Le Printemps des Poètes fêtait cette année ses 25 ans, sous le thème de la Grâce…. Après les remous, une saison qui a été marquée par des milliers d’évènements, d’actions, de rencontres, d’ateliers, de spectacles… L’occasion, alors que nous glissons vers l’été, de revenir sur deux ouvrages tout de poésie qui ont en commun de dire le monde, le décrire dans toute sa grâce pour le premier, le nommer avec grâce dans le deuxième.
Si tu regardes longtemps la terre, de Jean-Pierre Siméon, ill. Laurent Corvaisier, Ed. Rue du Monde
De courts poèmes, parfois juste une phrase, car « Les mots sont des yeux pour lire le livre du monde ». Siméon a cette grâce, cette élégance simple qui fait sens pour tous.
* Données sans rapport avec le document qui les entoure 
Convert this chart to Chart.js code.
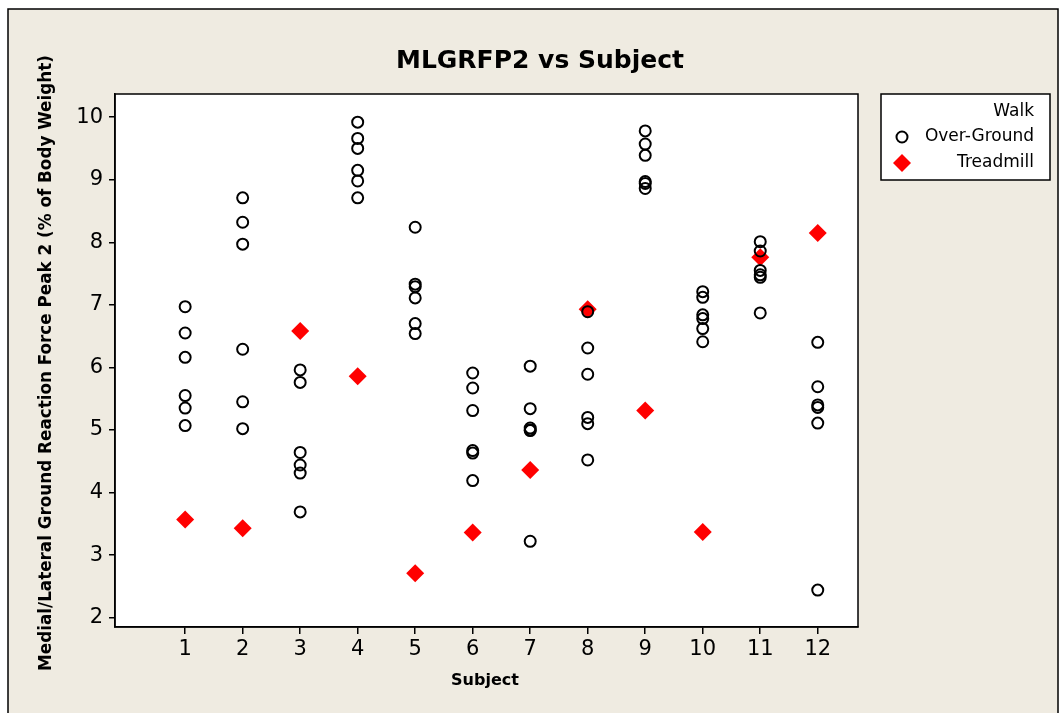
<!DOCTYPE html>
<html>
<head>
<meta charset="utf-8">
<title>MLGRFP2 vs Subject</title>
<script src="https://cdn.jsdelivr.net/npm/chart.js@4.4.1/dist/chart.umd.min.js"></script>
<style>
  html, body { margin: 0; padding: 0; background: #fff; overflow: hidden; }
  canvas { display: block; }
</style>
</head>
<body>
<canvas id="chart" width="1060" height="713"></canvas>
<script>
// --- Data ---
const subjects = [1, 2, 3, 4, 5, 6, 7, 8, 9, 10, 11, 12];
const overGround = [
  [6.97, 6.55, 6.16, 5.55, 5.35, 5.07],
  [8.71, 8.32, 7.97, 6.29, 5.45, 5.02],
  [5.96, 5.76, 4.64, 4.44, 4.31, 3.69],
  [9.92, 9.66, 9.50, 9.15, 8.98, 8.71],
  [8.24, 7.33, 7.29, 7.11, 6.70, 6.54],
  [5.91, 5.67, 5.31, 4.67, 4.63, 4.19],
  [6.02, 5.34, 5.03, 5.00, 4.99, 3.22],
  [6.89, 6.31, 5.89, 5.20, 5.10, 4.52],
  [9.78, 9.57, 9.39, 8.97, 8.94, 8.86],
  [7.21, 7.12, 6.84, 6.78, 6.62, 6.41],
  [8.01, 7.86, 7.55, 7.48, 7.44, 6.87],
  [6.40, 5.69, 5.40, 5.36, 5.11, 2.44]
];
const treadmill = [3.57, 3.43, 6.58, 5.86, 2.71, 3.36, 4.36, 6.93, 5.31, 3.37, 7.76, 8.15];
const xTicks = [1, 2, 3, 4, 5, 6, 7, 8, 9, 10, 11, 12];
const yTicks = [2, 3, 4, 5, 6, 7, 8, 9, 10];

const FONT = '"DejaVu Sans", Verdana, sans-serif';
const FRAME_BG = '#efebe1';

const overPoints = [];
subjects.forEach((s, i) => overGround[i].forEach(v => overPoints.push({ x: s, y: v })));
const treadPoints = subjects.map((s, i) => ({ x: s, y: treadmill[i] }));

// --- Frame, plot box, titles, legend ---
const decor = {
  id: 'decor',
  beforeDraw(chart) {
    const { ctx, chartArea: a } = chart;
    ctx.save();
    ctx.fillStyle = '#fff';
    ctx.fillRect(0, 0, chart.width, chart.height);
    ctx.fillStyle = FRAME_BG;
    ctx.fillRect(8, 9, 1050, 710);
    ctx.strokeStyle = '#000';
    ctx.lineWidth = 1.5;
    ctx.strokeRect(8, 9, 1050, 710);
    ctx.fillStyle = '#fff';
    ctx.fillRect(a.left, a.top, a.right - a.left, a.bottom - a.top);
    ctx.restore();
  },
  afterDraw(chart) {
    const { ctx, chartArea: a } = chart;
    ctx.save();
    ctx.strokeStyle = '#000';
    ctx.lineWidth = 1.5;
    ctx.strokeRect(a.left, a.top, a.right - a.left, a.bottom - a.top);

    ctx.fillStyle = '#000';
    ctx.textAlign = 'center';
    ctx.textBaseline = 'middle';
    ctx.font = 'bold 25px ' + FONT;
    ctx.fillText('MLGRFP2 vs Subject', 540, 61);
    ctx.font = 'bold 16px ' + FONT;
    ctx.fillText('Subject', 485, 681);
    ctx.translate(47, 363);
    ctx.rotate(-Math.PI / 2);
    ctx.font = 'bold 16.8px ' + FONT;
    ctx.fillText('Medial/Lateral Ground Reaction Force Peak 2 (% of Body Weight)', 0, 0);
    ctx.restore();

    // legend
    ctx.save();
    ctx.fillStyle = '#fff';
    ctx.fillRect(881, 94, 169, 86);
    ctx.strokeStyle = '#000';
    ctx.lineWidth = 1.5;
    ctx.strokeRect(881, 94, 169, 86);
    ctx.fillStyle = '#000';
    ctx.font = '17px ' + FONT;
    ctx.textAlign = 'right';
    ctx.textBaseline = 'middle';
    ctx.fillText('Walk', 1034, 112);
    ctx.fillText('Over-Ground', 1034, 137);
    ctx.fillText('Treadmill', 1034, 163);
    const ds = chart.data.datasets;
    ctx.beginPath();
    ctx.arc(902, 137, ds[0].pointRadius, 0, Math.PI * 2);
    ctx.strokeStyle = ds[0].borderColor;
    ctx.lineWidth = ds[0].pointBorderWidth;
    ctx.stroke();
    ctx.fillStyle = ds[1].backgroundColor;
    Chart.helpers.drawPoint(ctx, { pointStyle: 'rectRot', radius: ds[1].pointRadius, borderWidth: 0 }, 902, 163);
    ctx.restore();
  }
};

new Chart(document.getElementById('chart'), {
  type: 'scatter',
  data: {
    datasets: [
      {
        label: 'Over-Ground',
        data: overPoints,
        pointStyle: 'circle',
        pointRadius: 5.5,
        pointBorderWidth: 2,
        borderColor: '#000',
        backgroundColor: 'rgba(0,0,0,0)'
      },
      {
        label: 'Treadmill',
        data: treadPoints,
        pointStyle: 'rectRot',
        pointRadius: 9,
        pointBorderWidth: 0,
        borderColor: '#ff0000',
        backgroundColor: '#ff0000'
      }
    ]
  },
  options: {
    responsive: false,
    animation: false,
    devicePixelRatio: 1,
    layout: { padding: { left: 0, top: 94, right: 202, bottom: 0 } },
    plugins: {
      legend: { display: false },
      title: { display: false },
      tooltip: { enabled: false }
    },
    scales: {
      x: {
        type: 'linear',
        min: -0.22,
        max: 12.7,
        afterBuildTicks: s => { s.ticks = xTicks.map(v => ({ value: v })); },
        afterFit: s => { s.height = 86; },
        grid: { drawOnChartArea: false, tickLength: 7, color: '#000', lineWidth: 1.5 },
        border: { display: true, color: '#000', width: 1.5 },
        ticks: { color: '#000', font: { family: FONT, size: 21 }, padding: 3, maxRotation: 0 }
      },
      y: {
        type: 'linear',
        min: 1.85,
        max: 10.37,
        afterBuildTicks: s => { s.ticks = yTicks.map(v => ({ value: v })); },
        afterFit: s => { s.width = 115; },
        grid: { drawOnChartArea: false, tickLength: 6, color: '#000', lineWidth: 1.5 },
        border: { display: true, color: '#000', width: 1.5 },
        ticks: { color: '#000', font: { family: FONT, size: 21 }, padding: 6 }
      }
    }
  },
  plugins: [decor]
});
</script>
</body>
</html>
Comme une succession de petites maximes qui donnent à voir ses propres émotions à travers le spectacle du monde, ses poésies nous ouvrent les yeux sur notre imaginaire et nos relations à la beauté et aux autres. Les gouaches colorées de Laurent Corvaisier créent autant de fenêtres sur la nature et parfois la ville pour accompagner ces mots. Ainsi, sur la double page où on lit :« Par mauvais temps, fais comme l’arc-en-ciel, invente tes couleurs », un paysage en 5 cases distinctes qui permettent à l’œil de se concentrer sur des détails tout en appréciant l’ensemble, avec un camaïeu de bleus et de verts dans lequel se détachent des aplats roses, oranges et jaunes, dessinant des collines, des murs peut-être, les berges d’un lac, la blancheur de montagnes comme éclairée par un soleil couchant. « Toute beauté est un lieu qui réchauffe » trouve-t-on plus loin. Un album donc qui réchauffe et émerveille. Un livre aussi pour s’apaiser : « On ne peut pas avoir d‘ami si on est en guerre avec soi-même. Sois d’abord ton ami ». Pour finir, et sans en dire trop : « Si tu regardes longtemps la terre, arbres, vent, soleil et rivières couleront dans tes veines. » Et si tu regardes longtemps ce livre, c’est la poésie et les couleurs qui couleront longtemps dans tes veines !
L’imagier, d’Emilie Chazerand, ill.Anna Wanda Gogusey, Ed. La ville qui brûle
Un imagier pour montrer le monde « mais à notre manière » comme dit l’illustratrice ! Un imagier qui détourne les codes du genre pour dire le monde et le comprendre, pas seulement nommer des êtres ou des objets. Un monde dans lequel on peut être en colère, où l’on manifeste pour défendre ses droits, où une femme peut avoir du poil aux pattes, où les parents prennent l’apéro, où les familles sont diverses… Un imagier qui fait passer avec humour et tendresse des messages importants pour l’enfant qui construit sa représentation du monde. Car il ne se contente pas de nommer, tel un dictionnaire chaque mot a sa définition. « Baiser : câlin de la bouche sur la joue, le front, le nez de quelqu’un si ce quelqu’un le veut bien ». Autant informer les tout-petits du droit au consentement ! Pour information, le smartphone est un « outil qui remplace le cerveau des adultes », et la crèche un « endroit où on apprend l’autre ». La mise en regard de deux mots est particulièrement savoureuse. « Soleil : sourire chaud du ciel. Pluie : larmes des nuages », dormir et rêver, grandir et vieillir… On vous laisse découvrir ! Une grande poésie se dégage de ces choix, de ce regard sur le monde et de ce que l’auteur choisit d’expliquer aux enfants. Rien d’édulcoré, la rumeur du monde arrive entre les mains des tout-petits avec humour et finesse. Une version moderne et dépoussiérée de l’imagier, avec un rapport texte-image savoureux… Un imagier qui vient de recevoir le prix Sorcière 2024 dans la catégorie Sorcières non-fiction.